Inner product and canonical forms If $V$ is a vector space with finite dimension and for some symmetric bilinear form $f: V \times V \rightarrow \mathbb{R}$, how to I show that $f$ defines an inner product iff the unique real canonical form of $f$ is $I_n$.
So I know that we can represent the bilinear form as a quadratic form and from sylvesters law of inertia we have that there must be exactly one canonical (Thus proving uniqueness). However, for this how do I start showing that the basis elements are all orthogonal with full rank?
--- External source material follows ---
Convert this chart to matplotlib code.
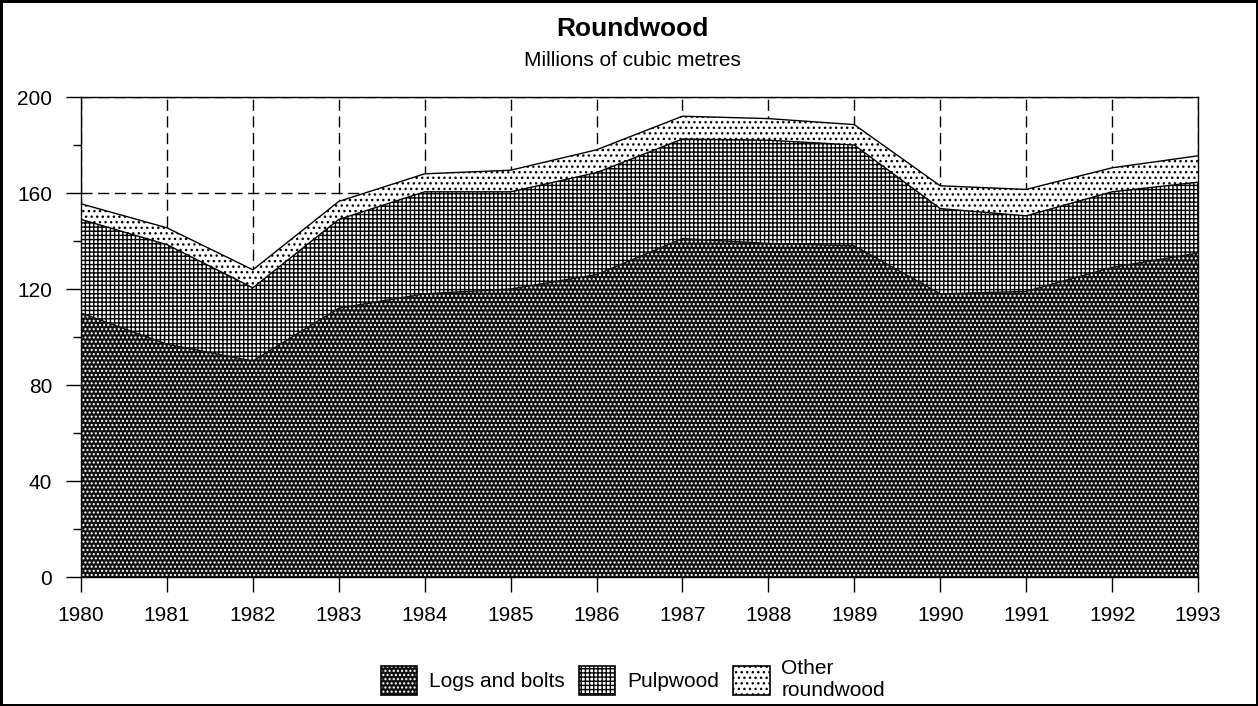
import numpy as np
import matplotlib
matplotlib.use("Agg")
import matplotlib.pyplot as plt
from matplotlib.patches import Patch
from matplotlib.legend_handler import HandlerTuple

years = np.arange(1980, 1994)

# millions of cubic metres
logs_and_bolts = [110, 97, 90, 112, 118, 120, 126, 141, 139, 138, 118, 119, 129, 135]
pulpwood = [39, 41.5, 30.5, 37, 42.5, 40.5, 42.5, 41.5, 43, 42, 35.5, 31.5, 31.5, 29.5]
other_roundwood = [6.5, 7, 7.5, 7.5, 7.5, 9, 9.5, 9.5, 9, 8.5, 9.5, 11, 10, 11]

series_labels = ["Logs and bolts", "Pulpwood", "Other\nroundwood"]

plt.rcParams.update({
    "font.family": ["Liberation Sans", "DejaVu Sans"],
    "hatch.linewidth": 1.0,
})

fig = plt.figure(figsize=(12.58, 7.06), dpi=100)
fig.patch.set_edgecolor("black")
fig.patch.set_linewidth(2.5)

ax = fig.add_axes([0.0644, 0.1827, 0.8879, 0.6799])

lower = np.zeros(len(years))
layer1 = lower + np.array(logs_and_bolts)
layer2 = layer1 + np.array(pulpwood)
layer3 = layer2 + np.array(other_roundwood)

# logs: dark with light dots, pulp: fine grid, other: sparse dots
logs_face = "#111111"
ax.fill_between(years, lower, layer1, facecolor=logs_face, edgecolor="white",
                hatch="....", linewidth=0, zorder=1)
ax.fill_between(years, layer1, layer2, facecolor="white", edgecolor="black",
                hatch="++++", linewidth=0, zorder=1)
ax.fill_between(years, layer2, layer3, facecolor="white", edgecolor="black",
                hatch="...", linewidth=0, zorder=1)
ax.plot(years, layer1, color=logs_face, lw=1.0, zorder=2)
ax.plot(years, layer2, color="black", lw=1.0, zorder=2)
ax.plot(years, layer3, color="black", lw=1.0, zorder=2)

ax.set_xlim(1980, 1993)
ax.set_ylim(0, 200)
ax.set_xticks(years)
ax.set_yticks(np.arange(0, 201, 40))
ax.set_yticks(np.arange(20, 200, 40), minor=True)

ax.grid(True, which="major", color="black", linewidth=1.0, linestyle=(0, (8, 4)))
ax.set_axisbelow(True)

for s in ax.spines.values():
    s.set_linewidth(1.0)

ax.tick_params(axis="both", which="major", direction="out", length=10.8, width=1.0,
               labelsize=15, pad=10)
ax.tick_params(axis="y", which="minor", direction="out", length=5.8, width=1.0)

fig.text(0.503, 0.949, "Roundwood", ha="center", va="baseline",
         fontsize=19, fontweight="bold")
fig.text(0.503, 0.9065, "Millions of cubic metres", ha="center", va="baseline",
         fontsize=15)

h_logs = (Patch(facecolor=logs_face, edgecolor="white", hatch="....", linewidth=0),
          Patch(facecolor="none", edgecolor="black", linewidth=1.2))
h_pulp = Patch(facecolor="white", edgecolor="black", hatch="++++", linewidth=1.2)
h_other = Patch(facecolor="white", edgecolor="black", hatch="...", linewidth=1.2)

fig.legend([h_logs, h_pulp, h_other], series_labels,
           loc="center", bbox_to_anchor=(0.503, 0.037), ncol=3, frameon=False,
           fontsize=15, handlelength=1.75, handleheight=1.75, handletextpad=0.55,
           columnspacing=0.7, labelspacing=0.0,
           handler_map={tuple: HandlerTuple(ndivide=1)})

fig.savefig("out.png", dpi=100)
Any help would be greatly appreciated!
 A: Take any basis $\{{e_i\}}$ of $V$; there should be no problem in constructing one. This enables one to construct the symmetric matrix: $f_{i j}:=f(e_i,e_j)$. Diagonalise $f_{i j}$ using the eigenvalues. If all the eigenvalues are positive, it is an inner product.
A: First you construct the matrix $A = (f(e_i,e_j))$ for any given basis $\{e_1, \dots, e_n\}$ of $V$. By Sylvester's law of inertia, there exists an invertible matrix $S$ such that $B=S^TAS$ is diagonal with only $-1,0,1$ as eigenvalues. 
To be a inner product $f$ must satisfy some properties. We already have that $f$ is symmetric and bilinear, it remains to impose that $f$ is positive definite: $f(x,x) \geq 0$ and $f(x,x)=0 \Leftrightarrow x=0$. This happens if and only if $B$ is positive definite which means that the only possible eigenvalue for $B$ is $1$. 
To finish, let $\{v_1, \dots, v_n\}$ be the basis given by $v_j = Se_j$. In this new basis $f$ is the standard inner product.
Another way to see this is to use the spectral theorem on $A$ and then rescale the eigenvalues. You'll actually prove Sylvester's theorem along the way.